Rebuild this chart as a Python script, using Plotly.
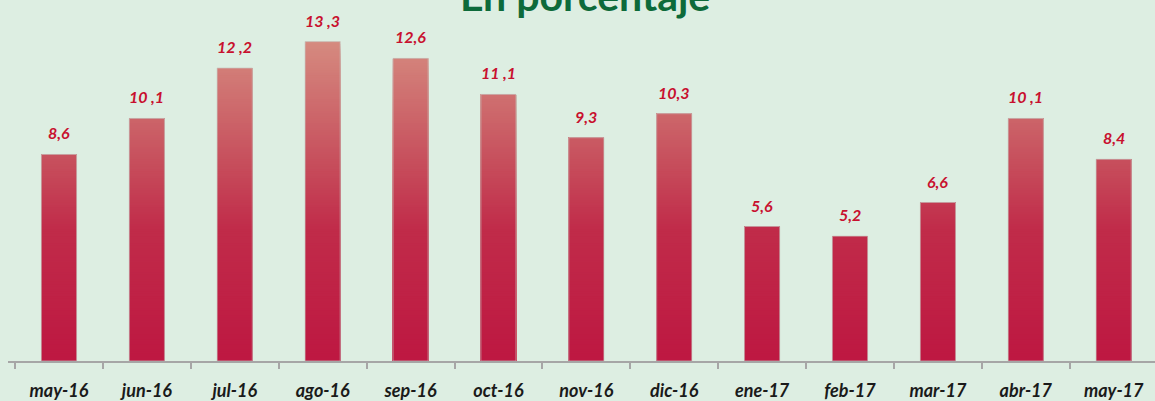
import plotly.graph_objects as go
import numpy as np

categories = ["may-16", "jun-16", "jul-16", "ago-16", "sep-16", "oct-16", "nov-16",
              "dic-16", "ene-17", "feb-17", "mar-17", "abr-17", "may-17"]
values = [8.6, 10.1, 12.2, 13.3, 12.6, 11.1, 9.3, 10.3, 5.6, 5.2, 6.6, 10.1, 8.4]
value_labels = ["8,6", "10 ,1", "12 ,2", "13 ,3", "12,6", "11 ,1", "9,3", "10,3",
                "5,6", "5,2", "6,6", "10 ,1", "8,4"]
title_text = "En porcentaje"

BG = "#ddeee2"
FONT = "Lato"

# gradient stops (value level -> colour), gradient by absolute height
stops_v = [0.0, 5.5, 8.6, 13.3, 14.5]
stops_c = [(190, 24, 66), (193, 44, 74), (200, 83, 95), (214, 139, 128), (218, 150, 138)]


def colour_at(v):
    r = np.interp(v, stops_v, [c[0] for c in stops_c])
    g = np.interp(v, stops_v, [c[1] for c in stops_c])
    b = np.interp(v, stops_v, [c[2] for c in stops_c])
    return f"rgb({int(r)},{int(g)},{int(b)})"


fig = go.Figure()
step = 0.1
nlev = int(np.ceil(max(values) / step))
# cumulative bars drawn from the top level down so that lower levels cover the rest (no seams)
for k in range(nlev - 1, -1, -1):
    top = (k + 1) * step
    fig.add_trace(go.Bar(
        x=categories, y=[min(v, top) for v in values], width=0.4,
        marker=dict(color=colour_at(k * step + step / 2), line=dict(width=0)),
        hoverinfo="skip", showlegend=False,
    ))

# outline
fig.add_trace(go.Bar(
    x=categories, y=values, width=0.4,
    marker=dict(color="rgba(0,0,0,0)", line=dict(width=1, color="rgba(200,195,190,0.7)")),
    showlegend=False,
))

for c, v, t in zip(categories, values, value_labels):
    fig.add_annotation(x=c, y=v, text=f"<b><i>{t}</i></b>", showarrow=False,
                       yanchor="bottom", yshift=10,
                       font=dict(family=FONT, size=16, color="#c8102e"))

fig.add_annotation(xref="paper", yref="paper", x=0.503, y=1.0, yshift=25,
                   yanchor="middle", text=f"<b>{title_text}</b>", showarrow=False,
                   font=dict(family=FONT, size=41, color="#0d6a3a"))

fig.update_layout(
    width=1155, height=401,
    margin=dict(l=8, r=0, t=20, b=38),
    paper_bgcolor=BG, plot_bgcolor=BG,
    barmode="overlay",
    xaxis=dict(
        type="category", range=[-0.58, 12.47],
        showline=True, linecolor="#a6a6a6", linewidth=2,
        ticks="outside", tickson="boundaries", ticklen=6, tickwidth=2, tickcolor="#a6a6a6",
        showgrid=False, zeroline=False,
        tickfont=dict(family=FONT, size=18, color="#1a1a1a"),
        tickvals=categories, ticktext=[f"<b><i>{c}</i></b>" for c in categories],
        ticklabelstandoff=12,
    ),
    yaxis=dict(range=[0, 14.2], visible=False, showgrid=False, zeroline=False),
)

fig.write_html("out.html", config={"displayModeBar": False},
               post_script="document.body.style.margin='0';")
══════════
What to produce: Copy each line above precisely, dropping the pictures.

Written solution:
Rebuild this chart as a Python script, using Plotly.
import plotly.graph_objects as go
import numpy as np

categories = ["may-16", "jun-16", "jul-16", "ago-16", "sep-16", "oct-16", "nov-16",
              "dic-16", "ene-17", "feb-17", "mar-17", "abr-17", "may-17"]
values = [8.6, 10.1, 12.2, 13.3, 12.6, 11.1, 9.3, 10.3, 5.6, 5.2, 6.6, 10.1, 8.4]
value_labels = ["8,6", "10 ,1", "12 ,2", "13 ,3", "12,6", "11 ,1", "9,3", "10,3",
                "5,6", "5,2", "6,6", "10 ,1", "8,4"]
title_text = "En porcentaje"

BG = "#ddeee2"
FONT = "Lato"

# gradient stops (value level -> colour), gradient by absolute height
stops_v = [0.0, 5.5, 8.6, 13.3, 14.5]
stops_c = [(190, 24, 66), (193, 44, 74), (200, 83, 95), (214, 139, 128), (218, 150, 138)]


def colour_at(v):
    r = np.interp(v, stops_v, [c[0] for c in stops_c])
    g = np.interp(v, stops_v, [c[1] for c in stops_c])
    b = np.interp(v, stops_v, [c[2] for c in stops_c])
    return f"rgb({int(r)},{int(g)},{int(b)})"


fig = go.Figure()
step = 0.1
nlev = int(np.ceil(max(values) / step))
# cumulative bars drawn from the top level down so that lower levels cover the rest (no seams)
for k in range(nlev - 1, -1, -1):
    top = (k + 1) * step
    fig.add_trace(go.Bar(
        x=categories, y=[min(v, top) for v in values], width=0.4,
        marker=dict(color=colour_at(k * step + step / 2), line=dict(width=0)),
        hoverinfo="skip", showlegend=False,
    ))

# outline
fig.add_trace(go.Bar(
    x=categories, y=values, width=0.4,
    marker=dict(color="rgba(0,0,0,0)", line=dict(width=1, color="rgba(200,195,190,0.7)")),
    showlegend=False,
))

for c, v, t in zip(categories, values, value_labels):
    fig.add_annotation(x=c, y=v, text=f"<b><i>{t}</i></b>", showarrow=False,
                       yanchor="bottom", yshift=10,
                       font=dict(family=FONT, size=16, color="#c8102e"))

fig.add_annotation(xref="paper", yref="paper", x=0.503, y=1.0, yshift=25,
                   yanchor="middle", text=f"<b>{title_text}</b>", showarrow=False,
                   font=dict(family=FONT, size=41, color="#0d6a3a"))

fig.update_layout(
    width=1155, height=401,
    margin=dict(l=8, r=0, t=20, b=38),
    paper_bgcolor=BG, plot_bgcolor=BG,
    barmode="overlay",
    xaxis=dict(
        type="category", range=[-0.58, 12.47],
        showline=True, linecolor="#a6a6a6", linewidth=2,
        ticks="outside", tickson="boundaries", ticklen=6, tickwidth=2, tickcolor="#a6a6a6",
        showgrid=False, zeroline=False,
        tickfont=dict(family=FONT, size=18, color="#1a1a1a"),
        tickvals=categories, ticktext=[f"<b><i>{c}</i></b>" for c in categories],
        ticklabelstandoff=12,
    ),
    yaxis=dict(range=[0, 14.2], visible=False, showgrid=False, zeroline=False),
)

fig.write_html("out.html", config={"displayModeBar": False},
               post_script="document.body.style.margin='0';")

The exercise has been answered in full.